The menu offers a nice selection of salads and sandwiches, with an emphasis on seafood. A blackened salmon salad was topped, inexplicably, with sweet Thai chili sauce, while a lobster roll sandwich was accompanied by sweet potato fries. I ordered a soft-shell crab po’ boy and had to laugh when it arrived. The slim roll encasing the two deep-fried crabs was hardly wide enough, and the crabs erupted out of the side of the sandwich, pincers out, looking like they were spoiling for a fistfight. The flimsy roll, coated with a sweet “spice mustard” sauce (which didn’t taste of mustard) and piled with lettuce and tomatoes, simply couldn’t hold its bulky ingredients, and the sandwich fell apart quickly as I tried to eat it. The crabs, while prettily fried, were greasy and bland, and the sandwich was a disappointment. More successful was an attractively grilled whole trout, whose firm, flavorful flesh was sprinkled with mango bell pepper salsa. Served with lumpy, like-your-mom’s mashed potatoes and luscious barbecued beans, this was a dish I would return for.

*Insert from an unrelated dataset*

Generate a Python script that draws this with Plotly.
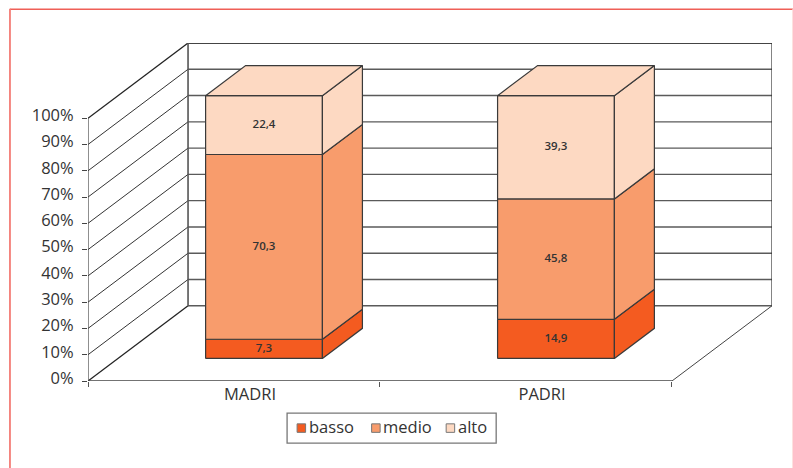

It seems a crime to visit a Southern-style restaurant without eating some grits, and I eagerly tucked into Table 260 Downtown’s shrimp and cheese grits, only to put my spoon down after several bites. While I relish an occasional dining indulgence as much as the next guy, the grits were so outlandishly buttery I felt a wave of sympathy for my arteries. Eschewing the grits, I picked off the delicious shrimp and bits of smoked sausage. I had no problem, however, finishing the ribs. Excellent and sweetly satisfying, the meat had a slightly chewy exterior and a moist, tender interior. Less flavorful was the stewlike jambalaya, loaded with sausage, shrimp and chicken and immersed in a pungent, intense tomato-based broth. The dish arrived with a small pile of rice in the center, but the promise of its fragrance fell flat; the jambalaya tasted oddly bland despite the spiciness of the broth.

While Table 260 Downtown’s cuisine may have been somewhat uneven, the service was exemplary. Waiters are clearly proud of the restaurant and its food. On one visit, the server was so enthusiastic that she practically talked us into all the dishes we ordered, including a bananas Foster so buttery and smothered in whipped cream that I could eat only a small portion. Other sweet temptations included Key lime pie and warm apple crumble.

Dessert or not, be prepared to let out your belt and pat your stomach at the end of your meal at Table 260 Downtown. Savor that feeling of utter contentment—it’s likely you’ll be back to aerobics class and bran cereal the very next day.

Good morning: Table 260 Downtown serves a feisty Louisiana scramble and sweet potato pancakes on Saturday and Sunday mornings
Something’s fishy: The “back porch” seafood fry ($27.95) serves two; it includes crab cakes, fried shrimp, a catfish fillet and deep-fried soft-shell crab
Music to your ears: There’s live jazz every Friday and Saturday from 7 to 11 p.m.

Table 260 Downtown: 826 J St., Sacramento, (916) 447-2260; table260.com
Hours: Monday–Thursday 11 a.m.–10 p.m., Friday 11 a.m.–1 a.m., Saturday 9 a.m.–1 a.m., Sunday 9 a.m.–10 p.m.